So, the other day I was reading and listening to music simultaneously—because recreational multitasking is the only kind of multitasking I do—and the strangest thing happened. The book was, as I’ve mentioned, Daniel O’Thunder. The music was Kaiser Chief’s 2007 album Yours Truly, Angry Mob. And then the book and the music aligned. I won’t get into spoilers, but fictional Victorian London erupts into…an angry mob, complete with outbursts of violence, property damage, and many a well-meaning idealist spiraling out of control.
As the Kaiser Chiefs describe such scenes:
You can try anything
And no-one would know apart from you and me
You can stop anything
It starts with just one and turns to two then three
And now I will forever associate that band with 18th century London drubbings.
More recently, I started reading March by Geraldine Brooks. I was reading Caleb’s Crossing not so long ago, and I’ve read People of the Book, so this makes it a Brooks trifecta. I’m ecstatic to be own a postmodern version of Little Women. I read Louisa May Alcott’s novel repeatedly as a tween. March is obviously much darker, mostly because it explores the perspective of the March family patron as he witnesses the American Civil War. Of course, I still squeal like a 5th grader on pixie sticks and pop-rocks every time he mentions his daughters.
I’ve also started Albert Hourani’s History of the Arab Peoples, which seems relevant, no? This one is textbook sized, so it will take me a while to get through it. My sister, an Air Force Reservist, is being deployed to Kuwait soon. I therefore think it’s important to get myself a bit more familiar with the culture.
Meanwhile, I would really like to see The Interrupters, a documentary about the former gang members involved in CeaseFire, an organization on a mission to end pervasive urban violence. From what I’ve read, the doc is no propaganda piece, unrealistically optimistic and thus totally inaccurate.

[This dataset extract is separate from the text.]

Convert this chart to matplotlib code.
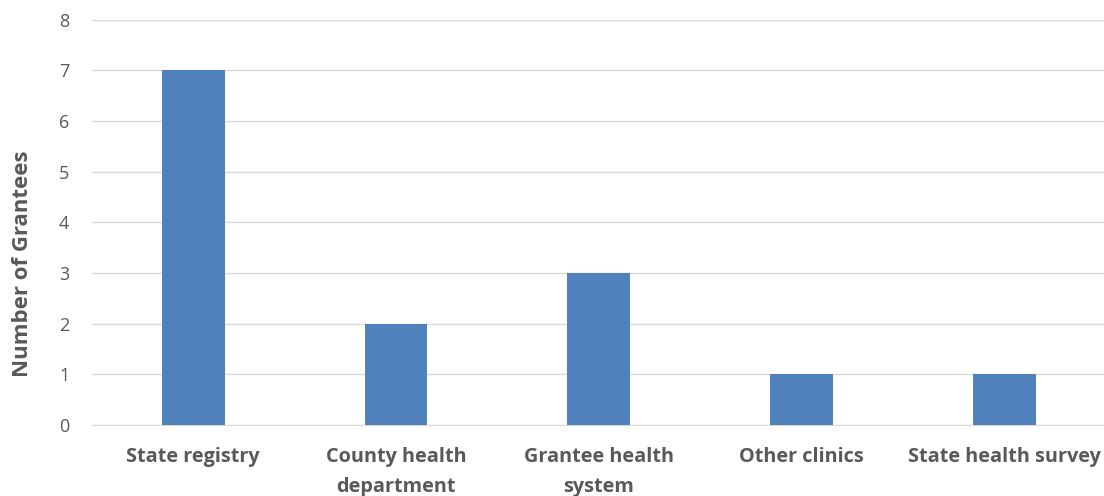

At the blog In the Library with the Lead Pipe, Gretchen Kolderup wrote about the experimental developments in Young Adult literature that have transformed the literary “category”. Indeed, such categorization should never be proscriptive. Right what you like, people. Especially if what you read deviates from the standard formula.
I also enjoyed this piece over on the Information Tyrannosaur blog about the Tao of Librarianship. It inadvertently reminded me of the Tao of Pooh by Benjamin Hoff. Literature and Taoism! Meant to be? Probably.
Finally, The Chronicle of Education informs us that many universities are trying to extend their broadband service to surrounding communities. That is so sweet.